Guwahati: Aaranyak, one of India’s leading biodiversity conservation organizations, with the overwhelming support of the Kashibari Koachpara village community, has installed a 2-km solar-powered fence around Kashibari-Kochpara in Lower Assam’s Goalpara district to facilitate coexistence between humans and elephants.
Approximately 200 people in the community, as well as families in four surrounding villages, will benefit directly from this fence by enhancing food security and reducing human-elephant conflicts, Aranyak said in a statement.
The installation of solar-powered fences was conducted with extensive support from local communities, Forest Department, and funded by the US Fish and Wildlife Service.

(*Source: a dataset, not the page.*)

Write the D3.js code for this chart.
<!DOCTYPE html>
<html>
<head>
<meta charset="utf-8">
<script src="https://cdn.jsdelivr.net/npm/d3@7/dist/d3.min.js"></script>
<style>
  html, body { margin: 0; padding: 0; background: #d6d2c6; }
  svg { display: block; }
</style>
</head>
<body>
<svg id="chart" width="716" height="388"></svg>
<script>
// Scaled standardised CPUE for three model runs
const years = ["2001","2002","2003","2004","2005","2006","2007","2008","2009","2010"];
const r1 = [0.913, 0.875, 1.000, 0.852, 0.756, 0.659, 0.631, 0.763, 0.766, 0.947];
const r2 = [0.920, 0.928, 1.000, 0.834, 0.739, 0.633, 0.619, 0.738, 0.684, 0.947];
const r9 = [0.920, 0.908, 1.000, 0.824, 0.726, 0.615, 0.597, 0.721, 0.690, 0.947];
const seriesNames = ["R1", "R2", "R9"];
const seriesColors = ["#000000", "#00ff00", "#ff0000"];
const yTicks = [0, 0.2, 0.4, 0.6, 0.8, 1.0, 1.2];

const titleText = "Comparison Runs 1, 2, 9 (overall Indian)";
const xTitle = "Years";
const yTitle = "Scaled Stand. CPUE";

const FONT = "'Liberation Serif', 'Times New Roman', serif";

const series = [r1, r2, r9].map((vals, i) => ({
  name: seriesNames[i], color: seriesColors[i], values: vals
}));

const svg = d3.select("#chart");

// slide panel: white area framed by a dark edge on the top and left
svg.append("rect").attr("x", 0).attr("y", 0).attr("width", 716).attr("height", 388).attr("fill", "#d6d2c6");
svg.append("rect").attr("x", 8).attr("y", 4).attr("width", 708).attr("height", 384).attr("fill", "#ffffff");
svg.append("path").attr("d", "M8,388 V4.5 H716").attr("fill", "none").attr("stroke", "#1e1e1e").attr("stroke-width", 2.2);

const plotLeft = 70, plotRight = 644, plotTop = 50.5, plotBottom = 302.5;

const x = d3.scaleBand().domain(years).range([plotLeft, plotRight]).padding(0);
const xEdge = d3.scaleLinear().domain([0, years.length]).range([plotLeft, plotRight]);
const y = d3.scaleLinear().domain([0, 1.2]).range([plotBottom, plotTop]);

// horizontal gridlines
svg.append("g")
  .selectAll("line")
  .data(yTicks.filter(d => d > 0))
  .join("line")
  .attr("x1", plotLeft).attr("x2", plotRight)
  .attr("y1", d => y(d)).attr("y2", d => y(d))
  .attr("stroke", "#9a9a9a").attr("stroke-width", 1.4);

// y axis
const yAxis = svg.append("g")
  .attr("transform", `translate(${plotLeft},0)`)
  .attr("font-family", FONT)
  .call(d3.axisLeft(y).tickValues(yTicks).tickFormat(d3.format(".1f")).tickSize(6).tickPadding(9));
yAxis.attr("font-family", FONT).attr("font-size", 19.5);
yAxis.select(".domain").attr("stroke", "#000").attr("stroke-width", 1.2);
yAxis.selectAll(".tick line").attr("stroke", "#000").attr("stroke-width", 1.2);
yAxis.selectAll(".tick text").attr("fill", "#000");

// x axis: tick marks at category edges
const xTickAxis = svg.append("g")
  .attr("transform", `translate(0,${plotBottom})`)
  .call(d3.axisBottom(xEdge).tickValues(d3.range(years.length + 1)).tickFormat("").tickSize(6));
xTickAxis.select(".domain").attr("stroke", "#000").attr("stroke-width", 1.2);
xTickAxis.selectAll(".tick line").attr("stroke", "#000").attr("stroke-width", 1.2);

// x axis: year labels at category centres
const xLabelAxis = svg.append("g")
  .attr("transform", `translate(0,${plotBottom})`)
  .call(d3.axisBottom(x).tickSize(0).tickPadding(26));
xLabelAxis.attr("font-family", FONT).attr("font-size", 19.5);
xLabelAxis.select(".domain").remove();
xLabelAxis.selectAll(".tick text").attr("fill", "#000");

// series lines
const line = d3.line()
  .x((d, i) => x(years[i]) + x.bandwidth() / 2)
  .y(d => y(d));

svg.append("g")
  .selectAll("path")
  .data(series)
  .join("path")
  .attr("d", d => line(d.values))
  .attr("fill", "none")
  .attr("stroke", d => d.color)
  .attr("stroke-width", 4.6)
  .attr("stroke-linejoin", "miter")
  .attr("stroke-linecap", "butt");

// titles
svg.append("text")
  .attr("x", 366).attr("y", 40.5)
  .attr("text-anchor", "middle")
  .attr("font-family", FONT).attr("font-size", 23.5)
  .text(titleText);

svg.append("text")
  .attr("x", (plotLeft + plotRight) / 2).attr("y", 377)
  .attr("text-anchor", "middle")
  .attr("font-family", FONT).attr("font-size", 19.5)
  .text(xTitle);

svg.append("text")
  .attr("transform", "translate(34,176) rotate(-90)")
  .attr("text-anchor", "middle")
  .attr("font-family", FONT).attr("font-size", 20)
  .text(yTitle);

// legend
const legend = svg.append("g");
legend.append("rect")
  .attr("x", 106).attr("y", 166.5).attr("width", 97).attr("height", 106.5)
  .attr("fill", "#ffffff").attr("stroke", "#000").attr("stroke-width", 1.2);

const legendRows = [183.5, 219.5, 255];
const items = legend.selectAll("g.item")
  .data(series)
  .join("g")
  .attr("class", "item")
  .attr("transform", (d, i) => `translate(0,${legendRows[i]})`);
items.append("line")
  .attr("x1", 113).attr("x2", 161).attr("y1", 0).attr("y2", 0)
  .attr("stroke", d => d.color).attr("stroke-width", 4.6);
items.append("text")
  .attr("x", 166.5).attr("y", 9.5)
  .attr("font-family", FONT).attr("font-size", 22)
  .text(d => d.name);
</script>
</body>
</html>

The Kashibari Kochpara solar-powered fence was formally inaugurated on Thursday by the DFO-
Goalpara Jitendra Kumar, in presence of forest officials.
It was on this occasion that the DFO cut a ribbon and inaugurated the solar fence which has later been handed over to the Kashibari solar fencing committee for maintenance after signing an MoU with the Forest Department, Aaranyak, and the solar fencing committee.
Locals were urged for proper maintenance of the fence by DFO and range officers speaking to the gathering.
Aaranyak’s senior scientist, Dr. Bibhuti Prasad Lahkar, who heads the Elephant Research & Conservation Division (ERCD) at Aaranyak, and Dr. Alolika Sinha interacted with the villagers on the importance of the solar fence to coexist with elephants.
Moreover, Aaranyak’s Anjan Baruah, an expert on solar-powered fence stressed the importance of fence maintenance and the role of the villagers.
The villagers expressed their gratitude and thanked Aaranyak and the forest department for installing the solar fence so that their crops, lives and property would be protected. The fences also ushered in a sense of social security.
Following the programme, Aaranyak’s officials, along with community people and senior forest officials, organised a plantation event as a part of Lakhipur Forest Range’s Van Mahotsav celebration, in which saplings were planted in Kumarkhali Reserve Forest.